Busan has a bustling music scene, including high-wattage K-Pop stars like Big Bang. But Say Sue Me has more in common sonically with bands like La Luz, High Sunn, and Best Coast than it does with South Korea’s high-production pop stars, slick power-pop and nu-metal, or even their punk-minded U.K. labelmates. Beneath Korea’s glitzy pop exports is a thriving indie rock scene, including bands like Barbie Dolls and Genius, whose song “One Question” Say Sue Me has covered. Say Sue Me’s surfy sound is influenced by both Quentin Tarantino soundtracks and the fact that Busan is on the water.

“We’re more easygoing here, than in Seoul,” says Sumi. “Maybe this is why Busan musicians don’t play to gain popularity.” Venues like expat rock bar The Basement and indie music hub Someday are where the action happens. “The audience is drinking, dancing, and enjoying our performances, so we think they have pure souls about rock and roll,” she adds. “The crowds are small anyways. We just love music and try to find the best ways to enjoy ourselves through it.”

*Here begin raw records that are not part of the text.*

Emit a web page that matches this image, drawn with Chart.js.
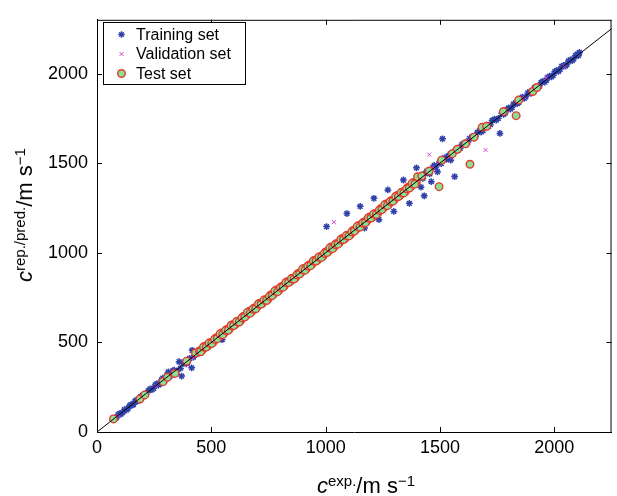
<!DOCTYPE html>
<html>
<head>
<meta charset="utf-8">
<script src="https://cdn.jsdelivr.net/npm/chart.js@4.4.1/dist/chart.umd.min.js"></script>
<style>
  html, body { margin: 0; padding: 0; background: #fff; }
  #wrap { position: relative; width: 617px; height: 496px; font-family: "Liberation Sans", Arial, sans-serif; }
  canvas { position: absolute; left: 0; top: 0; }
  .title { position: absolute; left: 0; top: 0; white-space: nowrap; font-size: 22px; line-height: 22px; color: #000; transform-origin: 0 0; }
  .title i { font-style: italic; }
  .title .sup { position: relative; top: -0.5em; font-size: 15px; }
</style>
</head>
<body>
<div id="wrap">
  <canvas id="chart" width="617" height="496"></canvas>
  <div class="title" id="xTitle"><i>c</i><span class="sup">exp.</span>/m s<span class="sup">&minus;1</span></div>
  <div class="title" id="yTitle"><i>c</i><span class="sup">rep./pred.</span>/m s<span class="sup">&minus;1</span></div>
</div>
<script>
// axis ticks
const xTicks = [0, 500, 1000, 1500, 2000];
const yTicks = [0, 500, 1000, 1500, 2000];
const xMax = 2250;
const yMax = 2300;

// [c exp., c rep./pred.]
const trainingSet = [
  [80, 78], [85, 80], [92, 96], [98, 102], [105, 100], [112, 108], [120, 125], [128, 122],
  [135, 130], [142, 146], [148, 152], [155, 150], [160, 155], [166, 172], [172, 178], [178, 172],
  [185, 180], [192, 198], [200, 206], [208, 202], [215, 210], [224, 230], [232, 240], [240, 236],
  [248, 244], [255, 262], [262, 270], [268, 262], [275, 268], [282, 290], [288, 300], [294, 286],
  [300, 292], [306, 318], [312, 335], [318, 310], [325, 318], [332, 342], [338, 345], [344, 336],
  [350, 340], [359, 392], [365, 355], [370, 312], [378, 385], [384, 390], [390, 380], [396, 388],
  [405, 410], [414, 358], [416, 456], [422, 418], [428, 432], [440, 436], [455, 462], [470, 465],
  [485, 492], [500, 496], [512, 520], [528, 522], [547, 515], [545, 552], [560, 568], [578, 572],
  [595, 600], [610, 605], [628, 635], [645, 640], [660, 668], [678, 672], [695, 700], [712, 708],
  [730, 738], [748, 742], [765, 770], [782, 778], [800, 806], [818, 812], [835, 842], [852, 848],
  [870, 876], [888, 882], [905, 912], [922, 918], [940, 946], [958, 952], [975, 982], [990, 985],
  [1004, 1146], [1010, 1012], [1028, 1022], [1045, 1052], [1060, 1055], [1078, 1085], [1093, 1219],
  [1095, 1090], [1112, 1120], [1128, 1122], [1145, 1152], [1151, 1259], [1160, 1155], [1170, 1138],
  [1178, 1186], [1195, 1190], [1211, 1304], [1212, 1220], [1228, 1222], [1233, 1185], [1245, 1252],
  [1262, 1258], [1272, 1351], [1278, 1288], [1295, 1290], [1298, 1231], [1310, 1320], [1325, 1318],
  [1340, 1406], [1340, 1348], [1355, 1362], [1366, 1276], [1372, 1380], [1388, 1395], [1397, 1474],
  [1402, 1408], [1410, 1420], [1417, 1366], [1420, 1430], [1425, 1415], [1431, 1318], [1435, 1442],
  [1442, 1455], [1450, 1460], [1455, 1440], [1462, 1397], [1468, 1475], [1475, 1488], [1482, 1478],
  [1489, 1452], [1498, 1506], [1505, 1498], [1511, 1636], [1512, 1520], [1520, 1530], [1528, 1522],
  [1535, 1540], [1547, 1517], [1545, 1552], [1555, 1560], [1564, 1425], [1570, 1578], [1578, 1572],
  [1588, 1582], [1596, 1604], [1605, 1612], [1614, 1606], [1622, 1618], [1630, 1638], [1640, 1648],
  [1648, 1640], [1655, 1650], [1664, 1672], [1672, 1680], [1680, 1674], [1688, 1682], [1696, 1704],
  [1705, 1712], [1712, 1706], [1720, 1715], [1728, 1738], [1738, 1745], [1746, 1740], [1755, 1750],
  [1762, 1666], [1770, 1778], [1778, 1772], [1785, 1780], [1792, 1800], [1800, 1808], [1808, 1802],
  [1815, 1810], [1822, 1830], [1830, 1836], [1838, 1832], [1845, 1840], [1852, 1860], [1860, 1868],
  [1868, 1862], [1875, 1870], [1884, 1892], [1892, 1898], [1898, 1890], [1905, 1902], [1912, 1920],
  [1920, 1926], [1928, 1922], [1935, 1930], [1942, 1950], [1950, 1958], [1958, 1952], [1965, 1962],
  [1972, 1980], [1980, 1986], [1988, 1982], [1995, 1990], [2002, 2010], [2010, 2018], [2018, 2012],
  [2025, 2022], [2032, 2040], [2040, 2046], [2048, 2042], [2055, 2050], [2062, 2070], [2070, 2076],
  [2078, 2072], [2085, 2082], [2092, 2100], [2100, 2108], [2105, 2100], [2110, 2118]
];

const validationSet = [
  [95, 92], [180, 185], [260, 255], [330, 338], [420, 415], [505, 510], [590, 585], [680, 686],
  [760, 755], [850, 856], [935, 930], [1036, 1171], [1050, 1045], [1130, 1138], [1215, 1210],
  [1300, 1306], [1385, 1380], [1453, 1548], [1470, 1476], [1540, 1535], [1620, 1626], [1699, 1574],
  [1710, 1705], [1790, 1796], [1868, 1867], [1964, 1977], [2045, 2040]
];

const testSet = [
  [72, 73], [188, 184], [209, 207], [289, 281], [308, 305], [341, 327], [392, 395], [431, 441],
  [448, 452], [460, 457], [472, 479], [484, 479], [496, 498], [508, 502], [520, 525], [532, 530],
  [544, 552], [556, 552], [568, 572], [580, 577], [592, 599], [604, 599], [616, 618], [628, 622],
  [640, 645], [652, 650], [664, 672], [676, 672], [688, 692], [700, 697], [712, 719], [724, 719],
  [736, 738], [748, 742], [760, 765], [772, 770], [784, 792], [796, 792], [808, 812], [820, 817],
  [832, 839], [844, 839], [856, 858], [868, 862], [880, 885], [892, 890], [904, 912], [916, 912],
  [928, 932], [940, 937], [952, 959], [964, 959], [976, 978], [988, 982], [1000, 1005], [1012, 1010],
  [1024, 1032], [1036, 1032], [1048, 1052], [1060, 1057], [1072, 1079], [1084, 1079], [1096, 1098],
  [1108, 1102], [1120, 1125], [1132, 1130], [1144, 1152], [1156, 1152], [1168, 1172], [1180, 1177],
  [1192, 1199], [1204, 1199], [1216, 1218], [1228, 1222], [1240, 1245], [1252, 1250], [1264, 1272],
  [1276, 1272], [1288, 1292], [1300, 1297], [1312, 1319], [1324, 1319], [1336, 1338], [1348, 1342],
  [1360, 1365], [1372, 1370], [1384, 1392], [1396, 1392],
  [454, 448], [466, 474], [478, 474], [490, 496], [502, 494], [514, 517], [526, 521], [538, 547],
  [550, 543], [562, 566], [574, 568], [586, 594], [598, 594], [610, 616], [622, 614], [634, 637],
  [646, 641], [658, 667], [670, 663], [682, 686], [694, 688], [706, 714], [718, 714], [730, 736],
  [742, 734], [754, 757], [766, 761], [778, 787], [790, 783], [802, 806], [814, 808], [826, 834],
  [838, 834], [850, 856], [862, 854], [874, 877], [886, 881], [898, 907], [910, 903], [922, 926],
  [934, 928], [946, 954], [958, 954], [970, 976], [982, 974], [994, 997], [1006, 1001], [1018, 1027],
  [1030, 1023], [1042, 1046], [1054, 1048], [1066, 1074], [1078, 1074], [1090, 1096], [1102, 1094],
  [1114, 1117], [1126, 1121], [1138, 1147], [1150, 1143], [1162, 1166], [1174, 1168], [1186, 1194],
  [1198, 1194], [1210, 1216], [1222, 1214], [1234, 1237], [1246, 1241], [1258, 1267], [1270, 1263],
  [1282, 1286], [1294, 1288], [1306, 1314], [1318, 1314], [1330, 1336], [1342, 1334], [1354, 1357],
  [1366, 1361], [1378, 1387], [1390, 1383],
  [1402, 1424], [1420, 1428], [1453, 1456], [1496, 1369], [1507, 1517], [1554, 1553], [1576, 1577],
  [1612, 1608], [1631, 1494], [1649, 1645], [1684, 1700], [1704, 1706], [1777, 1788], [1833, 1765],
  [1844, 1852], [1906, 1900], [1924, 1922]
];

// y = x reference line
const idealLine = [[0, 0], [2300, 2300]];

const toXY = arr => arr.map(p => ({ x: p[0], y: p[1] }));

const BLUE = 'rgb(48, 66, 170)';
const MAGENTA = 'rgb(205, 70, 205)';
const GREEN = 'rgb(140, 222, 150)';
const RED = 'rgb(226, 60, 45)';
const FONT = '"Liberation Sans", Arial, sans-serif';

// ticks inside the box + the top/right frame lines, like the original
const boxPlugin = {
  id: 'box',
  afterDraw(chart) {
    const { ctx, chartArea: a, scales } = chart;
    ctx.save();
    ctx.strokeStyle = '#000';
    ctx.lineWidth = 1;
    ctx.beginPath();
    ctx.moveTo(a.left, a.top + 0.5);
    ctx.lineTo(a.right, a.top + 0.5);
    ctx.moveTo(a.right - 0.5, a.top);
    ctx.lineTo(a.right - 0.5, a.bottom);
    const len = 5;
    xTicks.forEach(v => {
      const px = Math.round(scales.x.getPixelForValue(v)) + 0.5;
      ctx.moveTo(px, a.bottom); ctx.lineTo(px, a.bottom - len);
      ctx.moveTo(px, a.top); ctx.lineTo(px, a.top + len);
    });
    yTicks.forEach(v => {
      const py = Math.round(scales.y.getPixelForValue(v)) + 0.5;
      ctx.moveTo(a.left, py); ctx.lineTo(a.left + len, py);
      ctx.moveTo(a.right, py); ctx.lineTo(a.right - len, py);
    });
    ctx.stroke();
    ctx.restore();
  }
};

// legend box inside the plot, top left
const legendPlugin = {
  id: 'boxLegend',
  afterDraw(chart) {
    const { ctx } = chart;
    const items = [
      { text: 'Training set', style: 'star', radius: 3.2, stroke: BLUE, fill: BLUE, bw: 1.4 },
      { text: 'Validation set', style: 'crossRot', radius: 2.8, stroke: MAGENTA, fill: MAGENTA, bw: 1 },
      { text: 'Test set', style: 'circle', radius: 3.8, stroke: RED, fill: GREEN, bw: 1.4 }
    ];
    ctx.save();
    ctx.fillStyle = '#fff';
    ctx.fillRect(103.5, 22.5, 142, 62);
    ctx.strokeStyle = '#000';
    ctx.lineWidth = 1;
    ctx.strokeRect(103.5, 22.5, 142, 62);
    ctx.font = '16px ' + FONT;
    ctx.textBaseline = 'middle';
    items.forEach((it, i) => {
      const y = 34.5 + i * 19.5;
      ctx.fillStyle = it.fill;
      ctx.strokeStyle = it.stroke;
      ctx.lineWidth = it.bw;
      Chart.helpers.drawPoint(ctx, { pointStyle: it.style, radius: it.radius, borderWidth: it.bw, rotation: 0 }, 121.5, y);
      ctx.fillStyle = '#000';
      ctx.fillText(it.text, 136, y + 1);
    });
    ctx.restore();
  }
};

new Chart(document.getElementById('chart'), {
  type: 'scatter',
  data: {
    datasets: [
      {
        label: 'y = x',
        data: toXY(idealLine),
        showLine: true,
        borderColor: '#000',
        borderWidth: 1,
        pointRadius: 0,
        order: 0
      },
      {
        label: 'Test set',
        data: toXY(testSet),
        pointStyle: 'circle',
        pointRadius: 3.8,
        backgroundColor: GREEN,
        borderColor: RED,
        borderWidth: 1.4,
        order: 1
      },
      {
        label: 'Validation set',
        data: toXY(validationSet),
        pointStyle: 'crossRot',
        pointRadius: 2.8,
        borderColor: MAGENTA,
        borderWidth: 1,
        order: 2
      },
      {
        label: 'Training set',
        data: toXY(trainingSet),
        pointStyle: 'star',
        pointRadius: 3.4,
        borderColor: BLUE,
        backgroundColor: BLUE,
        borderWidth: 1.5,
        order: 3
      }
    ]
  },
  options: {
    responsive: false,
    animation: false,
    devicePixelRatio: 1,
    events: [],
    layout: { padding: { top: 15, right: 2, left: 0, bottom: 0 } },
    plugins: {
      legend: { display: false },
      tooltip: { enabled: false }
    },
    scales: {
      x: {
        type: 'linear',
        min: 0,
        max: xMax,
        afterBuildTicks: s => { s.ticks = xTicks.map(v => ({ value: v })); },
        afterFit: s => { s.height = 64; },
        grid: { display: false, drawTicks: false },
        border: { display: true, color: '#000', width: 1 },
        ticks: { color: '#000', padding: 5, font: { family: FONT, size: 18 }, callback: v => String(v) }
      },
      y: {
        type: 'linear',
        min: 0,
        max: yMax,
        afterBuildTicks: s => { s.ticks = yTicks.map(v => ({ value: v })); },
        afterFit: s => { s.width = 97; },
        grid: { display: false, drawTicks: false },
        border: { display: true, color: '#000', width: 1 },
        ticks: { color: '#000', padding: 9, font: { family: FONT, size: 18 }, callback: v => String(v) }
      }
    }
  },
  plugins: [boxPlugin, legendPlugin]
});

// axis titles with superscripts, placed under / beside the axes
document.getElementById('xTitle').style.transform = 'translate(366px, 475px) translateX(-50%)';
document.getElementById('yTitle').style.transform = 'translate(14px, 215px) rotate(-90deg) translateX(-50%)';
</script>
</body>
</html>
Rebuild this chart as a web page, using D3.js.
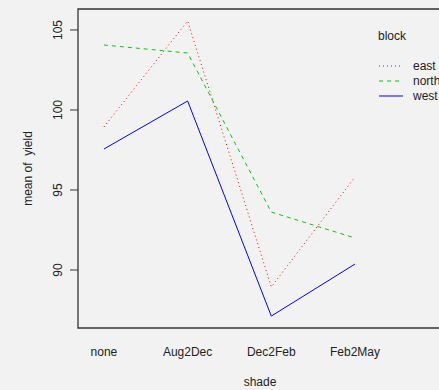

Despite Busan’s plethora of bands, Say Sue Me don’t really spend time with other musicians. Mostly it’s just the four of them hanging out on the beach eating snacks. “We make jokes and look at the sea and the people,” Sumi says. “We’re most serious when deciding what to eat together. The games of rock-paper-scissors involved get very intense!” Asked what they hope for their future as a team, which seems quite promising, Sumi writes, “We’d like to never work full-time again, and just stay together: happy, healthy, and always playing music.”